Fichues normes qui protègent la planète et la santé ! Le site de campagne de Donald Trump a annoncé jeudi que le candidat républicain souhaitait «éliminer les réglementations spécifiques» concernant l'environnement mais aussi la sécurité alimentaire. Ce package anti-écolo fait partie du plan général de Trump pour « la croissance débridée de l'économie ».
Mais Trump a peut-être franchi une ligne jaune en contestant un sujet qui concerne directement la santé du consommateur : les normes d'hygiène alimentaire. Un point tellement délicat pour l'opinion que le texte publié jeudi a été retiré dans la foulée. La nouvelle mouture parle toujours de supprimer des normes (plus exactement d'imposer un «cadre moderne de régulation»), mais il n'est plus question de toucher à la nourriture.

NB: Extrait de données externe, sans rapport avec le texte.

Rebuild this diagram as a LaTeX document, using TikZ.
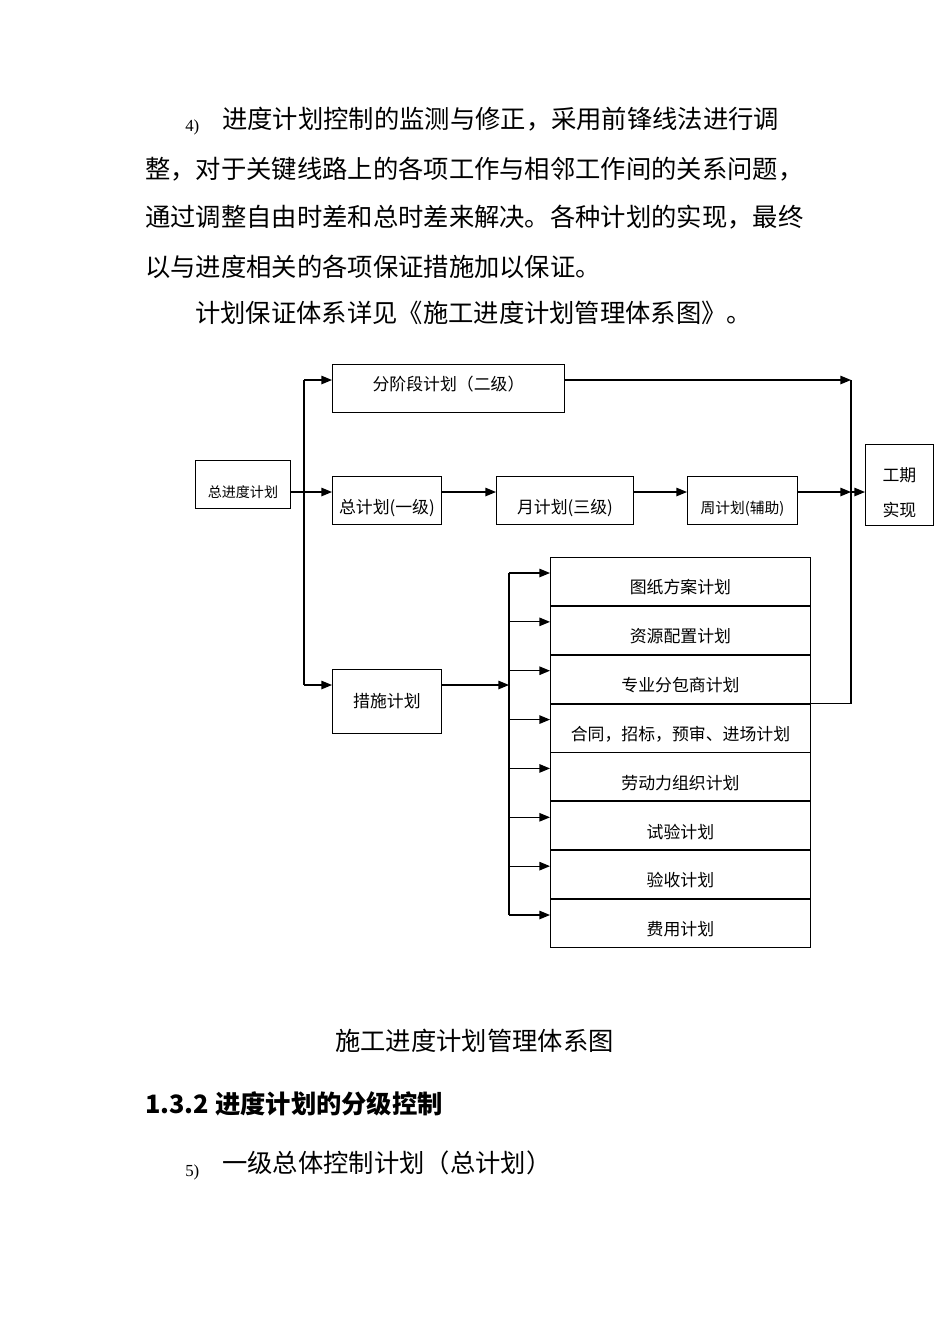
\documentclass[tikz,border=0pt]{standalone}
\usepackage{fontspec}
\setmainfont{Liberation Serif}
\newfontfamily\cjk{Noto Sans CJK SC}
\usetikzlibrary{arrows.meta, positioning}

\tikzset{
  para/.style={anchor=base west, inner sep=0pt, font=\cjk\fontsize{18}{22}\selectfont},
  numlab/.style={anchor=base west, inner sep=0pt, font=\fontsize{12}{14}\selectfont},
  pbox/.style={draw, line width=0.6pt, inner sep=0pt, anchor=north west,
               font=\cjk\fontsize{12}{14}\selectfont},
  lowtext/.style={text height=0.93cm, text depth=0.27cm},
  planrow/.style={pbox, minimum width=6.5cm, text height=0.91cm, text depth=0.29cm},
  arr/.style={-{Triangle[length=7.5pt,width=6pt]}, line width=0.8pt},
  link/.style={line width=0.8pt}
}

\begin{document}
\begin{tikzpicture}[x=0.025cm, y=-0.025cm]
  \useasboundingbox (0,0) rectangle (950,1344);

  % text above the chart
  \node[numlab] (n4) at (185,131) {4)};
  \node[para] (p1) at (222,128) {进度计划控制的监测与修正，采用前锋线法进行调};
  \node[para] (p2) at (145,178) {整，对于关键线路上的各项工作与相邻工作间的关系问题，};
  \node[para] (p3) at (145,226) {通过调整自由时差和总时差来解决。各种计划的实现，最终};
  \node[para] (p4) at (145,276) {以与进度相关的各项保证措施加以保证。};
  \node[para] (p5) at (195,322) {计划保证体系详见《施工进度计划管理体系图》。};

  % chart boxes
  \node[pbox, lowtext, minimum width=2.375cm, font=\cjk\fontsize{10}{12}\selectfont]
    (zjd) at (195,460) {总进度计划};
  \node[pbox, minimum width=5.8cm, text height=0.64cm, text depth=0.56cm]
    (fjd) at (332,364) {分阶段计划（二级）};
  \node[pbox, lowtext, minimum width=2.725cm] (zjh) at (332,476) {总计划(一级)};
  \node[pbox, lowtext, minimum width=3.425cm] (yjh) at (496,476) {月计划(三级)};
  \node[pbox, lowtext, minimum width=2.75cm, font=\cjk\fontsize{10.5}{12}\selectfont]
    (zhjh) at (687,476) {周计划(辅助)};
  \node[pbox, align=center, minimum width=1.7cm, minimum height=2.025cm]
    (gq) at (865,444) {\rule{0pt}{21pt}工期\\[11pt]实现};
  \node[pbox, minimum width=2.725cm, minimum height=1.6cm] (csjh) at (332,669) {措施计划};

  \node[planrow] (r1) at (550,557) {图纸方案计划};
  \node[planrow, below=0pt of r1] (r2) {资源配置计划};
  \node[planrow, below=0pt of r2] (r3) {专业分包商计划};
  \node[planrow, below=0pt of r3] (r4) {合同，招标，预审、进场计划};
  \node[planrow, below=0pt of r4] (r5) {劳动力组织计划};
  \node[planrow, below=0pt of r5] (r6) {试验计划};
  \node[planrow, below=0pt of r6] (r7) {验收计划};
  \node[planrow, below=0pt of r7] (r8) {费用计划};

  % connectors
  \coordinate (m) at (304,492);
  \coordinate (q1) at (851,380);
  \coordinate (t3) at (509,685);
  \coordinate (c) at ([yshift=-0.4cm]csjh.north west);

  \draw[arr] (m -| zjd.east) -- (m -| zjh.west);
  \draw[link] (m |- q1) -- (m |- c);
  \draw[arr] (m |- q1) -- (q1 -| fjd.west);
  \draw[arr] (m |- c) -- (c);
  \draw[arr] (m -| zjh.east) -- (m -| yjh.west);
  \draw[arr] (m -| yjh.east) -- (m -| zhjh.west);
  \draw[arr] (m -| zhjh.east) -- (m -| q1);
  \draw[arr] (m -| q1) -- (m -| gq.west);
  \draw[arr] (q1 -| fjd.east) -- (q1);
  \draw[link] (q1) -- (q1 |- r4.north east);
  \draw[link] (r4.north east) -- (q1 |- r4.north east);

  \draw[arr] (c -| csjh.east) -- (c -| t3);
  \foreach \i in {1,...,8}{
    \coordinate (a\i) at ([yshift=-0.4cm]r\i.north west);
    \draw[arr] (a\i -| t3) -- (a\i);
  }
  \draw[link] (a1 -| t3) -- (a8 -| t3);

  % text below the chart
  \node[para, anchor=base] (cap) at (474.5,1050) {施工进度计划管理体系图};
  \node[para, font=\cjk\bfseries\fontsize{18}{22}\selectfont] (h132) at (145,1113)
    {1.3.2 进度计划的分级控制};
  \node[numlab] (n5) at (185,1176) {5)};
  \node[para] (p6) at (222,1172) {一级总体控制计划（总计划）};
\end{tikzpicture}
\end{document}
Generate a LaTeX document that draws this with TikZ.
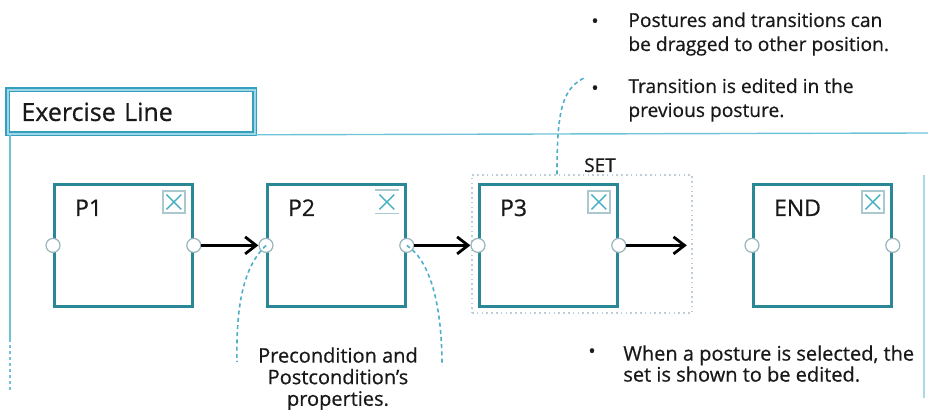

Le pillonage mal assumé est en réalité cohérent avec la logique de Trump. D'après le site thehill.com, qui diffuse le document dans sa version originale, le milliardaire veut en finir avec «les lois sur l'alimentation de la FDA, qui dictent comment le gouvernement fédéral entend que les agriculteurs produisent des fruits et des légumes, et qui dictent même la composition de la nourriture pour chien». Or l'action de la FDA, la Food and drug administration, est plutôt appréciée par la population aux Etats-Unis, un pays accro à l'hygiénisme où certains vont jusqu'à désinfecter leurs légumes à la javel.
Caviar périmé
Les lois que dénonce Trump ont été votées par le parlement américain en 2010, dans un contexte d’intoxications alimentaires accrues. Cette année-là, 9 personnes étaient mortes et 700 autres tombées malades à travers tout le pays, après avoir ingéré des cacahuètes de Georgie, qui renfermaient des salmonelles. Plus largement, l'administration enregistre 48 millions d'intoxications annuelles causées par la nourriture.
Depuis l'adoption de cette réglementation renforcée, la FDA a épinglé de nombreux restaurants pour leurs manquements à l'hygiène, dont les établissements d'un certain… Donald Trump. Les inspecteurs de l'agence américaine ont ainsi relevé 51 manquements à la législation dans le steak-house Trump de Las Vegas en 2012, en particulier une ration de caviar périmée depuis un mois. Trois ans plus tard, c'est le Trump Café de New York qui fait le délice des enquêteurs : 45 violations aux règles d'hygiène sont constatées. Le magnat américain cherche-t-il seulement à régler ses comptes ? Il y aurait bien d'autres motifs de brocarder les normes sanitaires de la FDA. Lors de l'adoption du texte par le parlement, des écolos craignaient que les exigences trop strictes nuisent aux petits paysans et aux producteurs bio.
Fibre ultralibérale
Mais le candidat républicain à la Maison Blanche n'est pas très passionné par la question verte, bien au contraire. S'il a mis de côté, pour l'instant, son offensive contre les règles sanitaires, il maintient sa critique des normes environnementales. Haro sur le Clean Power Plan, qui menace selon lui de «faire fermer la plupart, sinon la totalité, des centrales électriques fonctionnant au charbon». En cassant ce programme de conversion aux énergies propres, Trump affirme que l'Etat américain économisera 7,2 milliards de dollars (soit 6,4 milliards d'euros). Le site écolo Grist.org conteste ces conclusions et soutient que le Clean Power Plan permettrait d'épargner 34 à 54 milliards annuels (30 à 48 milliards d'euros) en évitant 3 600 décès prématurés, 90 000 cas d'asthme et 300 000 journées d'absence chaque année en milieu scolaire et professionnel.
Même tir au mortier sur la limitation des gaz à effet de serre. Trump prétend que l’abolition des normes déboucherait sur 1,4 milliard d’économies (1,2 milliard d’euros). L’agence américaine pour la protection de l’environnement (EPA), citée par Grist.org, affirme au contraire que la réglementation actuelle permettrait de dégager jusqu’à 5,9 milliards (en euros : 5,2 milliards).
C'est donc la bonne vieille fibre ultralibérale qu'utilise Donald Trump dans la dernière ligne droite de l'élection. Déjà connu pour son soutien aux énergies fossiles et à la fracturation hydraulique pour l'extraction du gaz de schiste, le richissime candidat entend défaire tout ce qui de près ou de loin ressemble à une norme contraignante pour l'industrie. A la clé, il se livre à un chantage à l'emploi. A l'en croire, son plan d'économie, dont la fin des «normes spécifique » constitue un volet, permettrait de créer 25 millions de jobs en dix ans.